-- Start of Supplied records --

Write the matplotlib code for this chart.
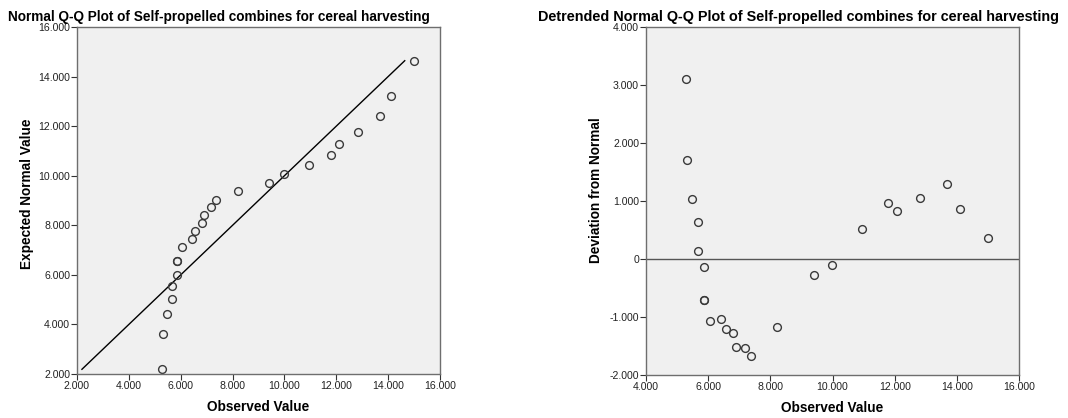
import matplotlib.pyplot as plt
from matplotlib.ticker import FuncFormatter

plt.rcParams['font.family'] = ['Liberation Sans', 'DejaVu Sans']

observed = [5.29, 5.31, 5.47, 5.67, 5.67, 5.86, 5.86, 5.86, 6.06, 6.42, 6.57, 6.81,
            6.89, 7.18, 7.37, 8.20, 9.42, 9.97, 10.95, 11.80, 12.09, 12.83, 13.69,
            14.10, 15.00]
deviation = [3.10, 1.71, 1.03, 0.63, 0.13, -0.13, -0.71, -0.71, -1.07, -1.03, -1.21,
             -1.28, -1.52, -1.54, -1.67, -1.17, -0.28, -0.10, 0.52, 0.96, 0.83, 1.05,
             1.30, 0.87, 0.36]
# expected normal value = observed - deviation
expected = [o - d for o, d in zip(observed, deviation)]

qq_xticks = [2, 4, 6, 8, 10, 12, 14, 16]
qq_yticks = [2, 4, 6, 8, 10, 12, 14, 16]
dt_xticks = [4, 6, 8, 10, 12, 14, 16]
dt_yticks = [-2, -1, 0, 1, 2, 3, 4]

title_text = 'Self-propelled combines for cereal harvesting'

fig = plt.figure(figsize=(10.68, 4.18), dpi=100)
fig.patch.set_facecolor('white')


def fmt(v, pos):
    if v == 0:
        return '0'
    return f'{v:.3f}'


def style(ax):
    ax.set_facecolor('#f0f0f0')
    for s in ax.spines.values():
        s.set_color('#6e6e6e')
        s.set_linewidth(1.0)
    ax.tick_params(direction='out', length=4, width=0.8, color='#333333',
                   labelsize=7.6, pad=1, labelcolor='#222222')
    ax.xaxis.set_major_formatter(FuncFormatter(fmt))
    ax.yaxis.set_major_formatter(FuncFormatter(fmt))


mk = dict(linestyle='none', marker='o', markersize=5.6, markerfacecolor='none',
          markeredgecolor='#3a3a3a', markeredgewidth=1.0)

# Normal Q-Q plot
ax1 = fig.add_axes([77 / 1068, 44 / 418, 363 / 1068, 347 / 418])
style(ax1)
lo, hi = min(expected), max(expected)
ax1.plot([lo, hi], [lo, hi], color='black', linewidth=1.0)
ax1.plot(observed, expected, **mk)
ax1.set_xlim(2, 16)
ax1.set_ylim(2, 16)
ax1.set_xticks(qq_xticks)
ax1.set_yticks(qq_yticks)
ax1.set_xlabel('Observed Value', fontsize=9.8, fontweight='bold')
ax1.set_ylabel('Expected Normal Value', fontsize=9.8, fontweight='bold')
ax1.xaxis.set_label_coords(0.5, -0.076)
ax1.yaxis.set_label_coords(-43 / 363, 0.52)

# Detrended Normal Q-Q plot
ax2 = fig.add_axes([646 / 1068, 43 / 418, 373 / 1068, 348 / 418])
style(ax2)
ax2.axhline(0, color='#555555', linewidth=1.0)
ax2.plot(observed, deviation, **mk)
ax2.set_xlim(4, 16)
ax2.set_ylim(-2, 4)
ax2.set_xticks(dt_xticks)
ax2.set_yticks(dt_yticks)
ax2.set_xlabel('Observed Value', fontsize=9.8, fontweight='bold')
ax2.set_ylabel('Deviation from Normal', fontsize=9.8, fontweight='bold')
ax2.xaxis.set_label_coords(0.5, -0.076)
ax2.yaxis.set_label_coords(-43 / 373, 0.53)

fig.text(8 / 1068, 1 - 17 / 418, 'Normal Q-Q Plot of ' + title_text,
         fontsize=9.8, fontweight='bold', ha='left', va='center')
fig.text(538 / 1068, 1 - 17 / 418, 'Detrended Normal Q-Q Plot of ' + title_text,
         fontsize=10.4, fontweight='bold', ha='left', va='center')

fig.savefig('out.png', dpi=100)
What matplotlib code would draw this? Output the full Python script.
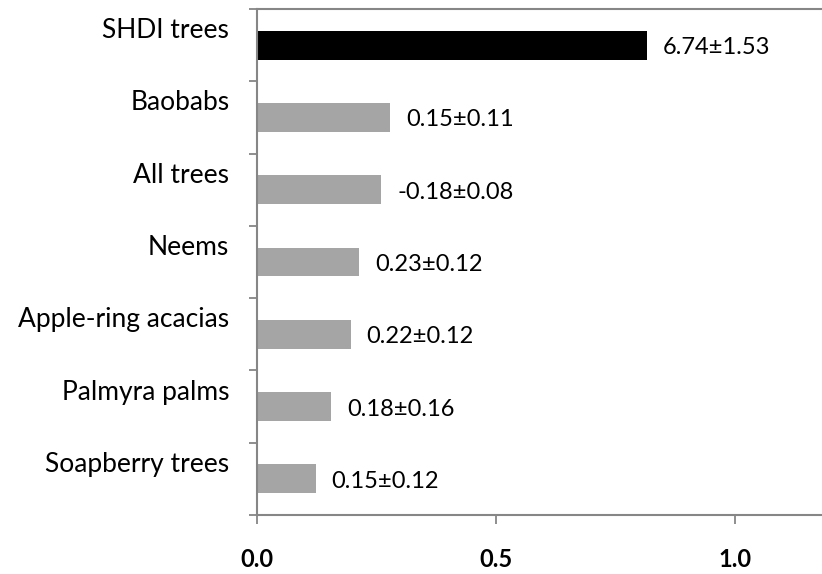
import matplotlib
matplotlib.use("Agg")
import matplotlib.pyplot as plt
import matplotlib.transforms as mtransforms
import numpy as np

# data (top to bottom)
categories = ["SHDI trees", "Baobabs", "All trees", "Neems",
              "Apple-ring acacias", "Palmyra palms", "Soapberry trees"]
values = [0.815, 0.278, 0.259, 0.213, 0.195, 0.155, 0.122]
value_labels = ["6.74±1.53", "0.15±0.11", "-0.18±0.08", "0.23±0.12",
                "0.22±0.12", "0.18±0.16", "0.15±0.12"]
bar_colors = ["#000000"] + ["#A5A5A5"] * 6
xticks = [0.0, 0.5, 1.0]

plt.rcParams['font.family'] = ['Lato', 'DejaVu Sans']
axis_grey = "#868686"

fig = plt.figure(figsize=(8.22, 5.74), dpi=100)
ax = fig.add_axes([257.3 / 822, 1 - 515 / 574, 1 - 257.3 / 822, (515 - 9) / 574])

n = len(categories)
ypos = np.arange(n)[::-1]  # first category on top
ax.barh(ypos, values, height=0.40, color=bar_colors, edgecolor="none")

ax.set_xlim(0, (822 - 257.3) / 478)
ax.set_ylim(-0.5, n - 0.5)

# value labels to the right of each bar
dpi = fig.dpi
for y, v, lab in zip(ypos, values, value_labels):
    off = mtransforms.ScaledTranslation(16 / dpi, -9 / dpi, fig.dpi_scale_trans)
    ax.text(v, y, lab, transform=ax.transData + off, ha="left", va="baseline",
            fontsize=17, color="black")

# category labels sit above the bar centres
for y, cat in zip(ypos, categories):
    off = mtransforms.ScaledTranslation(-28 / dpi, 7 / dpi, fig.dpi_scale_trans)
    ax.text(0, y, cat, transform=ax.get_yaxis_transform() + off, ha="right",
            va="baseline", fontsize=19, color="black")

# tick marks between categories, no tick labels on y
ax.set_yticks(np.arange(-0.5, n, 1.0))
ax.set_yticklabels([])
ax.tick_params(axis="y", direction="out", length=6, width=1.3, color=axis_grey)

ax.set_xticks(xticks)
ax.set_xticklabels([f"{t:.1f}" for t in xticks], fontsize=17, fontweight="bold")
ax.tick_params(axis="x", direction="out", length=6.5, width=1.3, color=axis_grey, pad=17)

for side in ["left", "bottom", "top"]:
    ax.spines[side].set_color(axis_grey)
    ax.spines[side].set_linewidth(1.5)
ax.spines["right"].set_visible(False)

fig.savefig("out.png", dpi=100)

-- End of Supplied records --

Starting at the top of the listing above, please restate word for word each line up to and including the one that holds "expected = [o", omitting every image.

» Correct result:
Write the matplotlib code for this chart.
import matplotlib.pyplot as plt
from matplotlib.ticker import FuncFormatter

plt.rcParams['font.family'] = ['Liberation Sans', 'DejaVu Sans']

observed = [5.29, 5.31, 5.47, 5.67, 5.67, 5.86, 5.86, 5.86, 6.06, 6.42, 6.57, 6.81,
            6.89, 7.18, 7.37, 8.20, 9.42, 9.97, 10.95, 11.80, 12.09, 12.83, 13.69,
            14.10, 15.00]
deviation = [3.10, 1.71, 1.03, 0.63, 0.13, -0.13, -0.71, -0.71, -1.07, -1.03, -1.21,
             -1.28, -1.52, -1.54, -1.67, -1.17, -0.28, -0.10, 0.52, 0.96, 0.83, 1.05,
             1.30, 0.87, 0.36]
# expected normal value = observed - deviation
expected = [o - d for o, d in zip(observed, deviation)]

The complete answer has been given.